● **Task instructions**
Skip the pictures, please, and write out exactly the lines from the opening of the data through the line containing "import pandas as pd".

● **Records from a dataset**
________________________
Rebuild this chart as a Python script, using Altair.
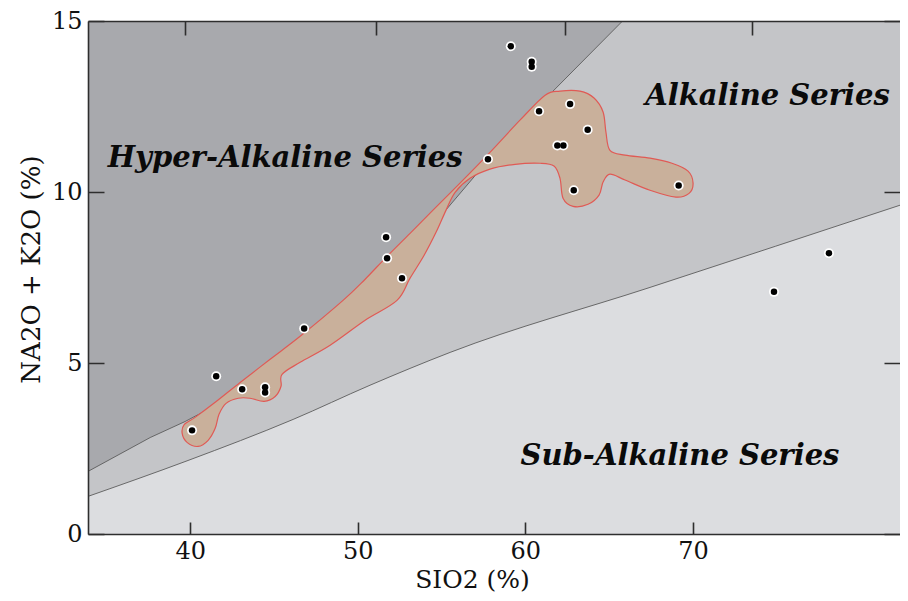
import altair as alt
import pandas as pd

# ---- sample analyses (SiO2 %, Na2O+K2O %) ----
sio2 = [40.11, 41.55, 43.10, 44.47, 44.47, 46.80, 51.69, 51.75, 52.64, 57.77,
        60.82, 59.13, 60.38, 60.38, 62.67, 63.72, 61.91, 62.27, 62.89, 69.15,
        74.84, 78.12]
alkali = [3.03, 4.61, 4.23, 4.29, 4.14, 6.01, 8.68, 8.06, 7.48, 10.96,
          12.36, 14.26, 13.81, 13.66, 12.57, 11.82, 11.36, 11.36, 10.05, 10.19,
          7.08, 8.21]

# ---- field boundaries ----
upper_sio2 = [33.9, 37.61, 39.70, 42.98, 46.56, 49.12, 52.34, 54.49, 57.89, 61.35, 65.8]
upper_alk = [1.83, 2.82, 3.29, 4.14, 5.37, 6.39, 7.77, 9.03, 10.99, 12.80, 15.0]
lower_sio2 = [33.9, 39.87, 46.14, 50.73, 55.51, 67.44, 82.4]
lower_alk = [1.10, 2.15, 3.35, 4.35, 5.31, 7.21, 9.62]

# ---- outlined group of samples ----
field_sio2 = [39.52, 39.64, 40.29, 41.49, 42.98, 44.77, 46.56, 49.12, 50.44, 51.69,
              53.12, 54.49, 56.10, 57.89, 59.68, 61.18, 62.07, 63.26, 64.10, 64.64,
              64.81, 65.05, 65.95, 67.44, 68.75, 69.71, 70.01, 69.77, 68.99, 67.44,
              65.95, 65.05, 64.64, 64.40, 63.74, 62.85, 62.25, 62.07, 61.71, 60.88,
              59.39, 57.89, 56.70, 55.81, 55.27, 54.67, 53.96, 53.12, 52.34, 50.44,
              48.35, 46.56, 45.48, 45.42, 45.07, 44.41, 43.57, 42.86, 42.14, 41.72,
              41.49, 41.07, 40.47, 39.81]
field_alk = [2.94, 3.20, 3.41, 3.85, 4.43, 5.11, 5.78, 6.83, 7.45, 8.09,
             8.79, 9.47, 10.26, 11.16, 12.10, 12.83, 12.95, 12.95, 12.75, 12.34,
             11.75, 11.22, 11.08, 10.99, 10.84, 10.61, 10.26, 9.96, 9.85, 10.05,
             10.35, 10.52, 10.29, 9.91, 9.64, 9.58, 9.82, 10.40, 10.76, 10.84,
             10.81, 10.67, 10.40, 9.99, 9.47, 8.82, 8.15, 7.48, 6.83, 6.25,
             5.52, 5.02, 4.67, 4.32, 4.02, 3.88, 3.97, 3.97, 3.82, 3.50,
             3.09, 2.74, 2.56, 2.68]

label_text = ["Hyper-Alkaline Series", "Alkaline Series", "Sub-Alkaline Series"]
label_sio2 = [45.66, 74.45, 69.23]
label_alk = [10.73, 12.54, 2.03]

x_ticks = [40, 50, 60, 70]
y_ticks = [0, 5, 10, 15]
top_ticks = [39.67, 51.07, 62.35, 73.5]

X_MIN, X_MAX = 33.9, 82.36
Y_MIN, Y_MAX = 0, 15

# ---- layout / styles ----
W, H = 812, 513
FONT = "DejaVu Serif"
DARK = "#a8a9ad"
MID = "#c4c5c8"
LIGHT = "#dcdde0"
FIELD_FILL = "#c9b09b"
FIELD_LINE = "#e05a55"
AXIS_COL = "#2e2e2e"

xs = alt.Scale(domain=[X_MIN, X_MAX], nice=False, zero=False)
ys = alt.Scale(domain=[Y_MIN, Y_MAX], nice=False, zero=False)

grid_style = dict(grid=True, gridColor=AXIS_COL, gridWidth=1.6, gridOpacity=1, zindex=1)

# main axes: labels, titles, and short inward ticks drawn as dashed grid lines
xaxis = alt.Axis(orient="bottom", values=x_ticks, ticks=False, format="d",
                 gridDash=[0, H - 12, 12, 3000], **grid_style,
                 domainColor=AXIS_COL, domainWidth=1.6,
                 labelFont=FONT, labelFontSize=24, labelColor="#111111", labelPadding=5,
                 title="SIO2 (%)", titleFont=FONT, titleFontSize=25, titleFontWeight="normal",
                 titleColor="#111111", titleX=384, titleY=53, titleAlign="center",
                 titleBaseline="alphabetic")
yaxis = alt.Axis(orient="left", values=y_ticks, ticks=False, format="d",
                 gridDash=[16, W - 32, 16, 3000], **grid_style,
                 domainColor=AXIS_COL, domainWidth=1.6,
                 labelFont=FONT, labelFontSize=24, labelColor="#111111", labelPadding=6,
                 title="NA2O + K2O (%)", titleFont=FONT, titleFontSize=26, titleFontWeight="normal",
                 titleColor="#111111", titleX=-57, titleY=248, titleAlign="center",
                 titleBaseline="middle", titleAngle=270)

# short ticks hanging from the top edge (dashed grid of a top x axis, drawn bottom -> top)
ax_top_ticks = alt.Axis(orient="top", values=top_ticks, labels=False, ticks=False, domain=True,
                        domainColor=AXIS_COL, domainWidth=1.6,
                        gridDash=[0, H - 14, 14, 3000], **grid_style, title="")


def X(field, axis=None):
    return alt.X(field, type="quantitative", scale=xs, axis=axis)


def Y(field, axis=None):
    return alt.Y(field, type="quantitative", scale=ys, axis=axis)


df_pts = pd.DataFrame({"x": sio2, "y": alkali})
df_up = pd.DataFrame({"x": upper_sio2, "y": upper_alk})
df_up_area = pd.DataFrame({"x": upper_sio2 + [X_MAX], "y": upper_alk + [Y_MAX]})
df_low = pd.DataFrame({"x": lower_sio2, "y": lower_alk})
df_field = pd.DataFrame({"x": field_sio2, "y": field_alk, "i": list(range(len(field_sio2)))})
df_lab = pd.DataFrame({"x": label_sio2, "y": label_alk, "t": label_text})
df_tt = pd.DataFrame({"x": top_ticks, "y": [Y_MAX] * len(top_ticks)})

area_mid = alt.Chart(df_up_area).mark_area(color=MID, opacity=1, interpolate="linear", clip=True).encode(
    x=X("x", xaxis), y=Y("y", yaxis), y2=alt.Y2(datum=Y_MIN))
line_up = alt.Chart(df_up).mark_line(color="#5c5c5c", strokeWidth=0.9, interpolate="linear", clip=True).encode(
    x=X("x"), y=Y("y"))
area_low = alt.Chart(df_low).mark_area(color=LIGHT, opacity=1, interpolate="monotone", clip=True).encode(
    x=X("x"), y=Y("y"), y2=alt.Y2(datum=Y_MIN))
line_low = alt.Chart(df_low).mark_line(color="#5c5c5c", strokeWidth=0.9, interpolate="monotone", clip=True).encode(
    x=X("x"), y=Y("y"))

field = alt.Chart(df_field).mark_line(interpolate="cardinal-closed", fill=FIELD_FILL, fillOpacity=1,
                                      stroke=FIELD_LINE, strokeWidth=1.2).encode(
    x=X("x"), y=Y("y"), order=alt.Order("i:Q"))

ring = alt.Chart(df_pts).mark_circle(color="white", size=100, opacity=1).encode(x=X("x"), y=Y("y"))
dot = alt.Chart(df_pts).mark_circle(color="black", size=42, opacity=1).encode(x=X("x"), y=Y("y"))

labels = alt.Chart(df_lab).mark_text(font=FONT, fontSize=29, fontStyle="italic", fontWeight="bold",
                                     color="#0a0a0a", baseline="alphabetic", align="center").encode(
    x=X("x"), y=Y("y"), text="t:N")

carrier_ticks = alt.Chart(df_tt).mark_point(opacity=0).encode(x=X("x", ax_top_ticks), y=Y("y"))

chart = alt.layer(
    area_mid, line_up, area_low, line_low, field, ring, dot, labels, carrier_ticks
).resolve_axis(x="independent", y="independent").properties(
    width=W, height=H,
    padding={"left": 80, "top": 13, "right": 0, "bottom": 59},
    autosize=alt.AutoSizeParams(type="none"),
    background="white",
).configure_view(fill=DARK, stroke="transparent")

chart.save("out.html", embed_options={"renderer": "svg", "actions": False})
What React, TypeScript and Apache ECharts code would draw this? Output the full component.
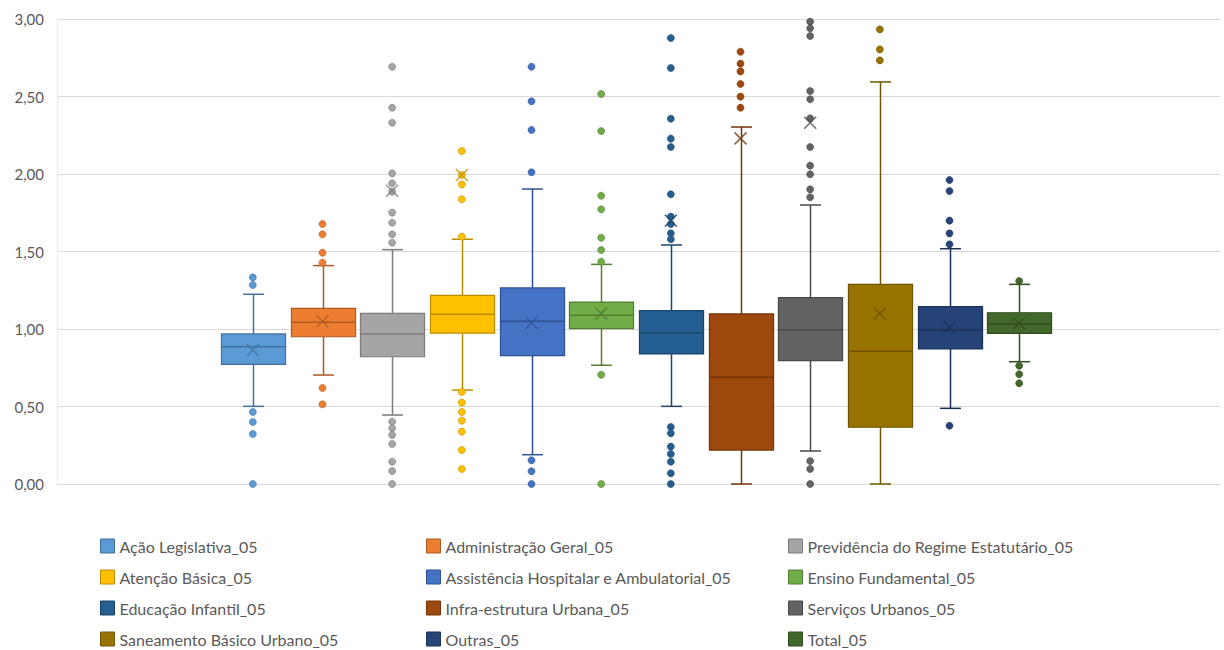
import React, { useEffect, useRef } from "react";
import * as echarts from "echarts";

const categories = [
  "Ação Legislativa_05",
  "Administração Geral_05",
  "Previdência do Regime Estatutário_05",
  "Atenção Básica_05",
  "Assistência Hospitalar e Ambulatorial_05",
  "Ensino Fundamental_05",
  "Educação Infantil_05",
  "Infra-estrutura Urbana_05",
  "Serviços Urbanos_05",
  "Saneamento Básico Urbano_05",
  "Outras_05",
  "Total_05",
];

const fillColors = [
  "#5B9BD5", "#ED7D31", "#A5A5A5", "#FFC000", "#4472C4", "#70AD47",
  "#255E91", "#9E480E", "#636363", "#997300", "#264478", "#43682B",
];
const darkColors = [
  "#41719C", "#AE5A21", "#7C7C7C", "#BC8C00", "#2F528F", "#507E32",
  "#1B4569", "#73340A", "#484848", "#705400", "#1B3158", "#304C1F",
];

// [lower whisker, Q1, median, Q3, upper whisker]
const boxStats = [
  [0.501, 0.772, 0.886, 0.968, 1.224],
  [0.703, 0.95, 1.043, 1.133, 1.409],
  [0.445, 0.821, 0.968, 1.101, 1.512],
  [0.606, 0.974, 1.095, 1.217, 1.579],
  [0.189, 0.828, 1.05, 1.265, 1.903],
  [0.766, 1.002, 1.088, 1.174, 1.417],
  [0.501, 0.839, 0.976, 1.118, 1.542],
  [0.0, 0.219, 0.688, 1.097, 2.303],
  [0.213, 0.796, 0.994, 1.202, 1.8],
  [0.0, 0.366, 0.856, 1.288, 2.594],
  [0.488, 0.871, 0.994, 1.144, 1.518],
  [0.789, 0.972, 1.032, 1.105, 1.288],
];

const means = [0.865, 1.05, 1.892, 1.994, 1.04, 1.101, 1.699, 2.23, 2.331, 1.101, 1.011, 1.037];

const outliers = [
  [1.333, 1.284, 0.465, 0.4, 0.323, 0.0],
  [1.677, 1.611, 1.492, 1.428, 0.619, 0.514],
  [2.692, 2.428, 2.331, 2.004, 1.94, 1.886, 1.751, 1.686, 1.611, 1.557, 0.402, 0.359, 0.316, 0.258, 0.144, 0.084, 0.0],
  [2.148, 1.994, 1.933, 1.837, 1.596, 0.594, 0.525, 0.465, 0.409, 0.338, 0.219, 0.097],
  [2.692, 2.469, 2.284, 2.011, 0.153, 0.082, 0.0],
  [2.516, 2.277, 1.86, 1.772, 1.589, 1.51, 1.434, 0.705, 0.0],
  [2.877, 2.684, 2.357, 2.228, 2.174, 1.869, 1.725, 1.677, 1.617, 1.579, 0.368, 0.327, 0.241, 0.194, 0.144, 0.069, 0.0],
  [2.789, 2.712, 2.662, 2.581, 2.499, 2.428],
  [2.983, 2.94, 2.89, 2.535, 2.482, 2.359, 2.174, 2.054, 1.998, 1.901, 1.85, 0.148, 0.097, 0.0],
  [2.933, 2.804, 2.733],
  [1.961, 1.89, 1.699, 1.617, 1.546, 0.376],
  [1.31, 0.763, 0.708, 0.65],
];

const legendColumns = [
  [0, 3, 6, 9],
  [1, 4, 7, 10],
  [2, 5, 8, 11],
];
const legendLefts = [100, 426, 788];

const FONT = "Lato, 'Open Sans', sans-serif";

export default function App() {
  const ref = useRef<HTMLDivElement>(null);

  useEffect(() => {
    if (!ref.current) return;
    const chart = echarts.init(ref.current, undefined, { renderer: "svg" });

    const boxSeries = {
      type: "custom",
      xAxisIndex: 1,
      yAxisIndex: 1,
      z: 3,
      encode: { x: 0, y: [1, 2, 3, 4, 5] },
      data: boxStats.map((s, i) => [i, ...s]),
      renderItem: (params: any, api: any) => {
        const i = api.value(0);
        const idx = params.dataIndex;
        const lo = api.coord([i, api.value(1)]);
        const q1 = api.coord([i, api.value(2)]);
        const med = api.coord([i, api.value(3)]);
        const q3 = api.coord([i, api.value(4)]);
        const hi = api.coord([i, api.value(5)]);
        const band = api.size([1, 0])[0];
        const bw = band * 0.92;
        const cw = band * 0.3;
        const x = Math.round(lo[0]) + 0.5;
        const stroke = darkColors[idx];
        const ls = { stroke, lineWidth: 1.5 };
        return {
          type: "group",
          children: [
            { type: "line", shape: { x1: x, y1: hi[1], x2: x, y2: q3[1] }, style: ls },
            { type: "line", shape: { x1: x, y1: q1[1], x2: x, y2: lo[1] }, style: ls },
            { type: "line", shape: { x1: x - cw / 2, y1: hi[1], x2: x + cw / 2, y2: hi[1] }, style: ls },
            { type: "line", shape: { x1: x - cw / 2, y1: lo[1], x2: x + cw / 2, y2: lo[1] }, style: ls },
            {
              type: "rect",
              shape: { x: x - bw / 2, y: q3[1], width: bw, height: q1[1] - q3[1] },
              style: { fill: fillColors[idx], stroke, lineWidth: 1.2 },
            },
            { type: "line", shape: { x1: x - bw / 2, y1: med[1], x2: x + bw / 2, y2: med[1] }, style: ls },
          ],
        };
      },
    };

    const outlierSeries = categories.map((name, i) => ({
      type: "scatter",
      name,
      xAxisIndex: 1,
      yAxisIndex: 1,
      z: 5,
      symbol: "circle",
      symbolSize: 7,
      itemStyle: { color: fillColors[i], borderColor: darkColors[i], borderWidth: 0.6, opacity: 1 },
      data: outliers[i].map((v) => [i, v]),
    }));

    const meanSeries = {
      type: "scatter",
      name: "mean",
      xAxisIndex: 1,
      yAxisIndex: 1,
      z: 6,
      symbol: "path://M0,0L10,10M10,0L0,10",
      symbolSize: 12,
      data: means.map((m, i) => ({
        value: [i, m],
        itemStyle: { color: "none", borderColor: darkColors[i], borderWidth: 1.5 },
      })),
    };

    const option: any = {
      animation: false,
      backgroundColor: "#ffffff",
      textStyle: { fontFamily: FONT },
      grid: [
        { left: 57, right: 4, top: 19, bottom: 166 },
        { left: 218, right: 170, top: 19, bottom: 166 },
      ],
      xAxis: [
        { type: "value", gridIndex: 0, min: 0, max: 1, show: false },
        {
          type: "category",
          gridIndex: 1,
          data: categories,
          show: false,
          boundaryGap: true,
        },
      ],
      yAxis: [
        {
          type: "value",
          gridIndex: 0,
          min: 0,
          max: 3,
          interval: 0.5,
          axisLine: { show: true, lineStyle: { color: "#ececec", width: 1 } },
          axisTick: { show: false },
          splitLine: { show: true, lineStyle: { color: "#d9d9d9", width: 1 } },
          axisLabel: {
            color: "#595959",
            fontSize: 15,
            fontFamily: FONT,
            margin: 13,
            formatter: (v: number) => v.toFixed(2).replace(".", ","),
          },
        },
        { type: "value", gridIndex: 1, min: 0, max: 3, show: false },
      ],
      legend: legendColumns.map((col, k) => ({
        orient: "vertical",
        left: legendLefts[k],
        top: 538,
        height: 140,
        padding: 0,
        itemWidth: 14,
        itemHeight: 14,
        itemGap: 15,
        icon: "rect",
        selectedMode: false,
        textStyle: { color: "#595959", fontSize: 16, fontFamily: FONT },
        data: col.map((i) => ({
          name: categories[i],
          itemStyle: { color: fillColors[i], borderColor: darkColors[i], borderWidth: 1 },
        })),
      })),
      series: [boxSeries, ...outlierSeries, meanSeries],
    };

    chart.setOption(option);
    return () => chart.dispose();
  }, []);

  return (
    <div
      ref={ref}
      style={{ position: "fixed", left: 0, top: 0, width: 1224, height: 650, background: "#fff" }}
    />
  );
}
________________________
● **Expected answer**
Rebuild this chart as a Python script, using Altair.
import altair as alt
import pandas as pd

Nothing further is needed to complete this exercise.